# 96.2fm demise



## avu9lives (Sep 4, 2008)

After having enjoyed tuning into 96.2fm "the revolution" for the last 3 years i'm sad, at the loss of all the guys there, I'm even missing sarah and the rest of the twenty second news review  
I feel such loss, and emptiness ! 
sobs, Part of me has become hmhhh 
What have they done? : ( 
I will really miss the comps, chats, personalities bigger than life caracetyres (sp)
To think I never accepted the offer : (

You would not beleive what is happening it defies belief
RIP

*Suggestion for new title  of what can now no longer be describes as
 " 96.2 FM The Revolution"  
should be renamed 'rollover'n'die'zzzzzzzzzzzzzzz cough cough.com.....co.spenksfm


----------



## Vintage Paw (Sep 4, 2008)

Didn't that just use to be Trent FM?

It's been over a decade since I lived in Notts, so I can't really remember


----------



## Boczkowski (Sep 4, 2008)

why
what's happened avu?


----------



## avu9lives (Sep 4, 2008)

http://www.how-do.co.uk/north-west-...casting/the-revolution-goes-pop-200808263325/


----------



## Boczkowski (Sep 4, 2008)

Steve Penk has bought the station 
http://www.guardian.co.uk/media/2008/sep/04/commercialradio.radio?gusrc=rss&feed=media


----------



## avu9lives (Sep 4, 2008)

http://www.how-do.co.uk/north-west-...casting/the-revolution-goes-pop-200808263325/

Charles ; )

radio cough cough has taken over, sold sown the river to ... sp


----------



## Oswaldtwistle (Sep 5, 2008)

Vintage Paw said:


> Didn't that just use to be Trent FM?
> 
> It's been over a decade since I lived in Notts, so I can't really remember



Trent FM is still going strong. 

I think the OP is on about '96.2 the Revolution' which is a station in Manchester (Oldham to be precise).


----------



## rosa (Sep 6, 2008)

i'm glad someone's posted about this, i wondered why it had gone so utterly shit all of a sudden.
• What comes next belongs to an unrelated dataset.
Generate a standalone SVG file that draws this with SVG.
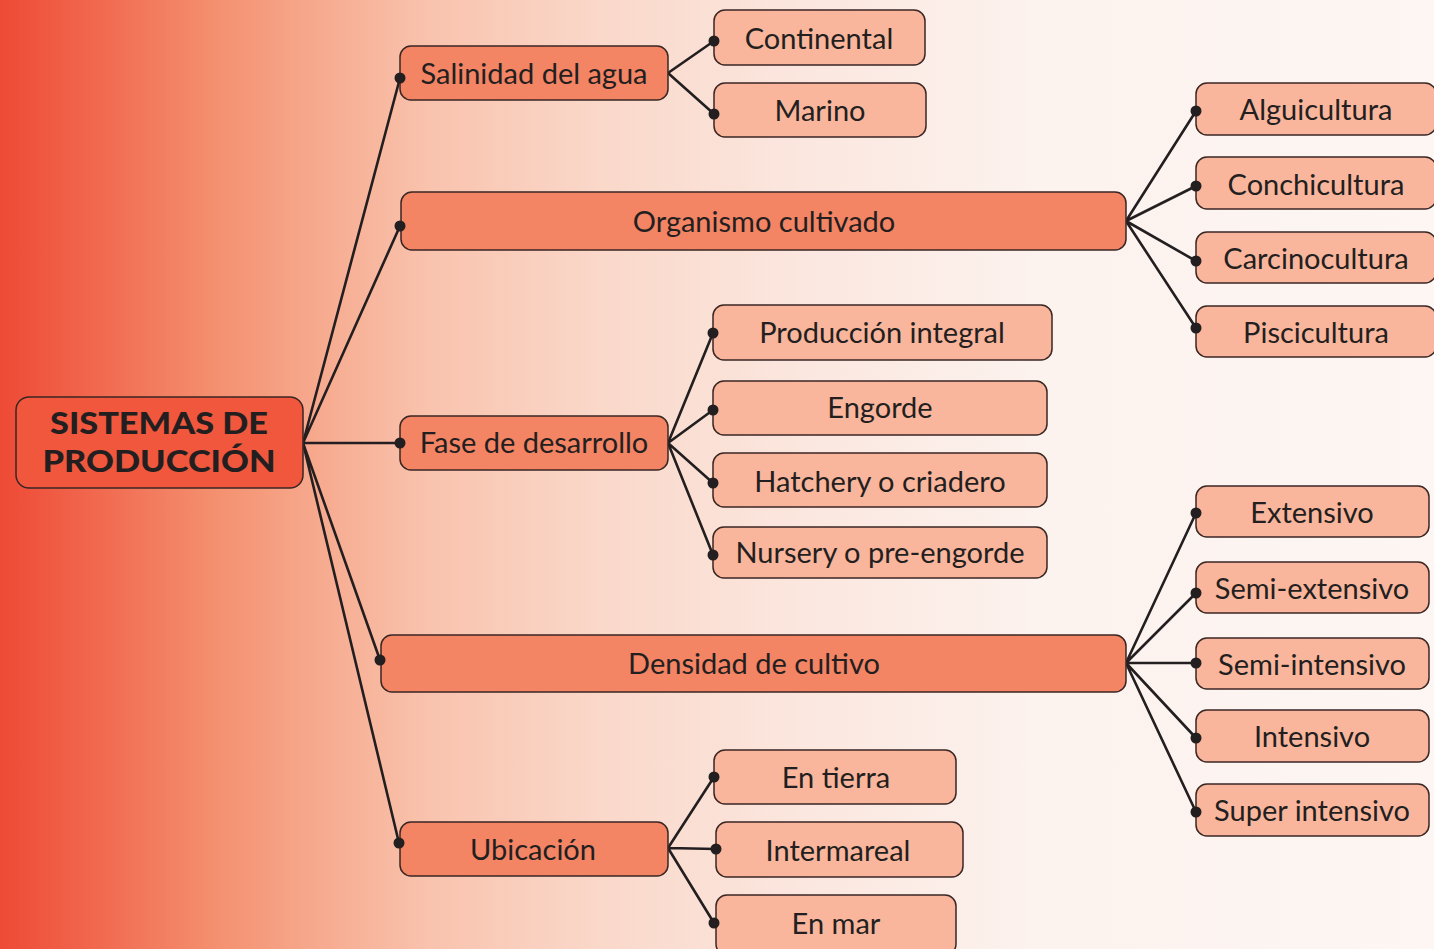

It used to have a really good (and more importantly unique) music policy, but overnight it turned into Century/Galaxy/Generic Commercial Radio Shite mark 2. Not impressed.


----------



## rosa (Sep 7, 2008)

the old presenters are trying to launch their own station: Myspace page


----------



## avu9lives (Sep 7, 2008)

rosa said:


> the old presenters are trying to launch their own station: Myspace page



WOW!!!  Thanx for the info Rosa 

Lets hope they manage to get it off the ground 

I like the name too (Radio republic)


----------



## rosa (Sep 13, 2008)

> Hi all!
> 
> Martin, Phil and Mike have had meetings with potential investors, oviously using the level of support demonstrated on here as ammunition!
> They're trying to get the website up and running asap. The domain name and webspace have been sorted out, and a web designer to throw it all together. This will become the central point of contact and you can sign up to the mailing list, download podcasts etc.
> ...


Good news, i'm sure you'll agree.


----------



## moose (Sep 15, 2008)

The football club I'm involved with has been pushing their cause to the fanbase, amongst others, and they seem to be getting their act together quite well - here's hoping!


----------



## rosa (Oct 2, 2008)

Apologies for the massive cut n paste but thought you'd like to be kept informed:



> Hi all!
> 
> Welcome to your bit more than weekly update!
> 
> ...


----------



## rosa (Oct 25, 2008)

Latest: 





> Local hero’s Phil Beckett and Martin Coogan return to the airwaves in Manchester with their Radio Republic on 103.6 FM Tameside Radio from Monday 27th October.
> 
> Radio Republic will be aired by the station on Mondays to Thursdays between 11pm and 1am.
> 
> ...


----------